▶ _Short task_: Examine the entries and show every line in which the word "that" is found.

▶ _Material shown_:
****************

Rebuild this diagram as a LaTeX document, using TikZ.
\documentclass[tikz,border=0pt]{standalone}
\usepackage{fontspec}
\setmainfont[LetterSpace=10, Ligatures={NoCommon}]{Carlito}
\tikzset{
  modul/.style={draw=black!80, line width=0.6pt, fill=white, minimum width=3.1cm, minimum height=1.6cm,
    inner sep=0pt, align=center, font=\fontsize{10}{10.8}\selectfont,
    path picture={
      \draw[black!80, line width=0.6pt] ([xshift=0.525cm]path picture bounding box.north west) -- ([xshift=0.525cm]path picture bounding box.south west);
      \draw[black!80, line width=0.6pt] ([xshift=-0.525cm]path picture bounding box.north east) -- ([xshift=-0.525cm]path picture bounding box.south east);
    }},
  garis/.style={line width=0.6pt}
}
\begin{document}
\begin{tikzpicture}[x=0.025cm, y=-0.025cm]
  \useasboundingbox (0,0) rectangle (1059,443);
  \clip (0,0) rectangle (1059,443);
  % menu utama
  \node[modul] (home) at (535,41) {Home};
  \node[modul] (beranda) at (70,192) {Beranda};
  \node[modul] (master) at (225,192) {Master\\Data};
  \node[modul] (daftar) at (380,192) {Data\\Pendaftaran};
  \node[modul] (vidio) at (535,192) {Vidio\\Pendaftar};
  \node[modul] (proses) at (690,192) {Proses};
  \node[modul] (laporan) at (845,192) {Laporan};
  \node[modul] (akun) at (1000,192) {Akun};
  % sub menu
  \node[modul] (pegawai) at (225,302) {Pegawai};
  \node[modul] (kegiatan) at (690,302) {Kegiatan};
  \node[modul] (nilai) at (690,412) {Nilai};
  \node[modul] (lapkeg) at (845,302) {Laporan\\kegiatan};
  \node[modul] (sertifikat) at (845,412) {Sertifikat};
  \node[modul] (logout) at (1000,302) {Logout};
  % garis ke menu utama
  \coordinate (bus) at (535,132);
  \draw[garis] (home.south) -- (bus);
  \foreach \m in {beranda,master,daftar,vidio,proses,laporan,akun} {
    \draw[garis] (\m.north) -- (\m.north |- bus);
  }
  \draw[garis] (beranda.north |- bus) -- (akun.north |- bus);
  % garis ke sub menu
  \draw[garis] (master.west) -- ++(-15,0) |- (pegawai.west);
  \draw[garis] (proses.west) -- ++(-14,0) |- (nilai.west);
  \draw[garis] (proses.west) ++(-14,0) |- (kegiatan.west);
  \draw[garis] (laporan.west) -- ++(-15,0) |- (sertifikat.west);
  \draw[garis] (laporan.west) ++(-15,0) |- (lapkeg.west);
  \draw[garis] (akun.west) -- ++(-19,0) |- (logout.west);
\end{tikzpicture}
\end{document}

****************

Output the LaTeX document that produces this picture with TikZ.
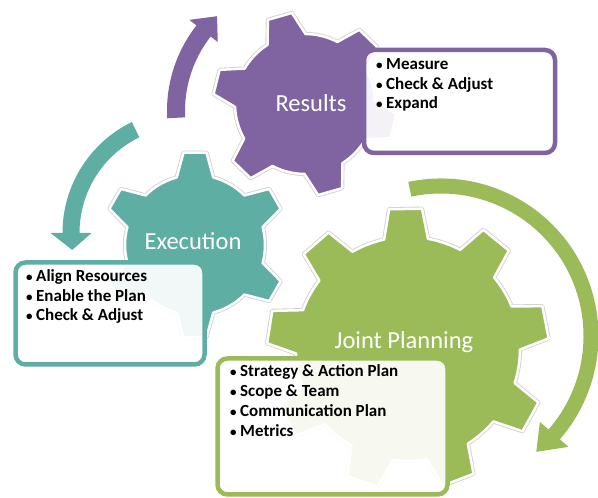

****************

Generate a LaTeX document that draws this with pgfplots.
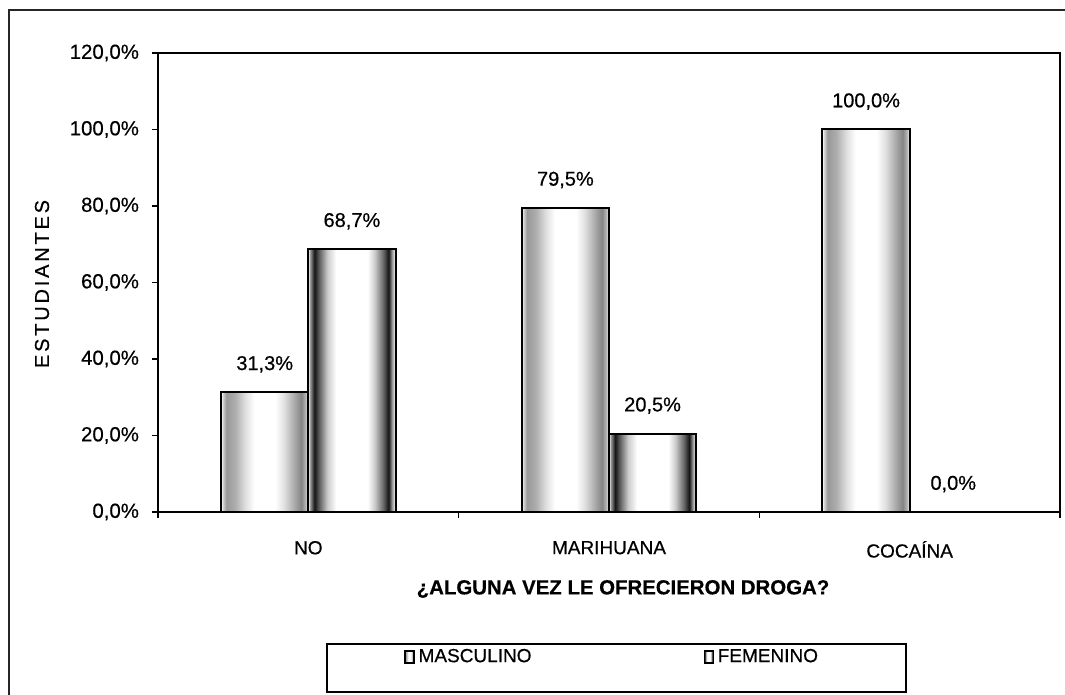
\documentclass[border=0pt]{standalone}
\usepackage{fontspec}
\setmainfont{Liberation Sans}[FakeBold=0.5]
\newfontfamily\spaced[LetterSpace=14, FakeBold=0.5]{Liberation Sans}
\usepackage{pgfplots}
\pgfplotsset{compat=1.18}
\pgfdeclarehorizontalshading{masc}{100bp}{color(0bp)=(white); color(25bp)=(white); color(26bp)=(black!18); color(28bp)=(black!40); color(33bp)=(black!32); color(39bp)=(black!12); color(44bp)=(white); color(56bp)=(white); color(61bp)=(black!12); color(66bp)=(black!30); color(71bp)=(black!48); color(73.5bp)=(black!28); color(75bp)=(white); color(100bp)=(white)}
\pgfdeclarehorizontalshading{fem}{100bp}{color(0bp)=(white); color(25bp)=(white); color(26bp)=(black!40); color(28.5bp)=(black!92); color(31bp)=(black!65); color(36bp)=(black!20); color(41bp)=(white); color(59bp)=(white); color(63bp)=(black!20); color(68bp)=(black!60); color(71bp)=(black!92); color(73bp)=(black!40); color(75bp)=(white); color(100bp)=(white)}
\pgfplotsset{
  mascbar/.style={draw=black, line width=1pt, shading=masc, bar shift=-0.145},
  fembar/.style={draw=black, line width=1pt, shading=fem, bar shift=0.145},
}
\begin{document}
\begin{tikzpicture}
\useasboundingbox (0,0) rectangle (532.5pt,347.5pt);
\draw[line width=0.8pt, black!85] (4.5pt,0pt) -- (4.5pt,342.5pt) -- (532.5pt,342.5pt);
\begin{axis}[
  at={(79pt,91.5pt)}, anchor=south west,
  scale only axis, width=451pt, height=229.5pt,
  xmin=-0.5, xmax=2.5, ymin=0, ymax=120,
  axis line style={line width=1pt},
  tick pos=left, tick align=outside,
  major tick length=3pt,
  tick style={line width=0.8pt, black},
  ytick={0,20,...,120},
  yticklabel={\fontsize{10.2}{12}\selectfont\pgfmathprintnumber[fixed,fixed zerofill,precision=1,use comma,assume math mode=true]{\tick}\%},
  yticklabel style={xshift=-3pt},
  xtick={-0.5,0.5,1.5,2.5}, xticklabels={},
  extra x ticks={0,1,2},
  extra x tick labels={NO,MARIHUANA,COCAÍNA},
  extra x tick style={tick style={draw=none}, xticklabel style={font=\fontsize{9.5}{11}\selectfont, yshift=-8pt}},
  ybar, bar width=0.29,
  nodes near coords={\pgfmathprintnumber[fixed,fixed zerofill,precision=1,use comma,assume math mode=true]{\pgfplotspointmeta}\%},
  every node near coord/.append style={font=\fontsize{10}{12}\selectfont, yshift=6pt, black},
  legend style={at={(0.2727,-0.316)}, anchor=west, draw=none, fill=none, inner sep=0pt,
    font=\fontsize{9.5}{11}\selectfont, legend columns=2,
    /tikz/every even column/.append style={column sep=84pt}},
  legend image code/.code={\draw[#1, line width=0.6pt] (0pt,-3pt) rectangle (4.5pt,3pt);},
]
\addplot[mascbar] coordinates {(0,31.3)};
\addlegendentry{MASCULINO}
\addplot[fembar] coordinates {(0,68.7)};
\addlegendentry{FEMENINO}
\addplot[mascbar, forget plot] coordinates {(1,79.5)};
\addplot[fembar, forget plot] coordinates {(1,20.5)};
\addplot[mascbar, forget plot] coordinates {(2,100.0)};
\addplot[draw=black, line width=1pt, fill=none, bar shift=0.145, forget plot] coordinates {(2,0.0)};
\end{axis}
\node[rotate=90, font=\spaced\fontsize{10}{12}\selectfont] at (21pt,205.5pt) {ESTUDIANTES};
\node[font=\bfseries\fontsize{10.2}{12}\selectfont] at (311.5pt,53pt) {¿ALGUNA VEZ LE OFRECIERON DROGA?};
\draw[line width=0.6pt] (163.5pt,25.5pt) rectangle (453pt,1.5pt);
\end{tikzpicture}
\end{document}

****************

▶ _Answer to the exercise_:
Output the LaTeX document that produces this picture with TikZ.
Generate a LaTeX document that draws this with pgfplots.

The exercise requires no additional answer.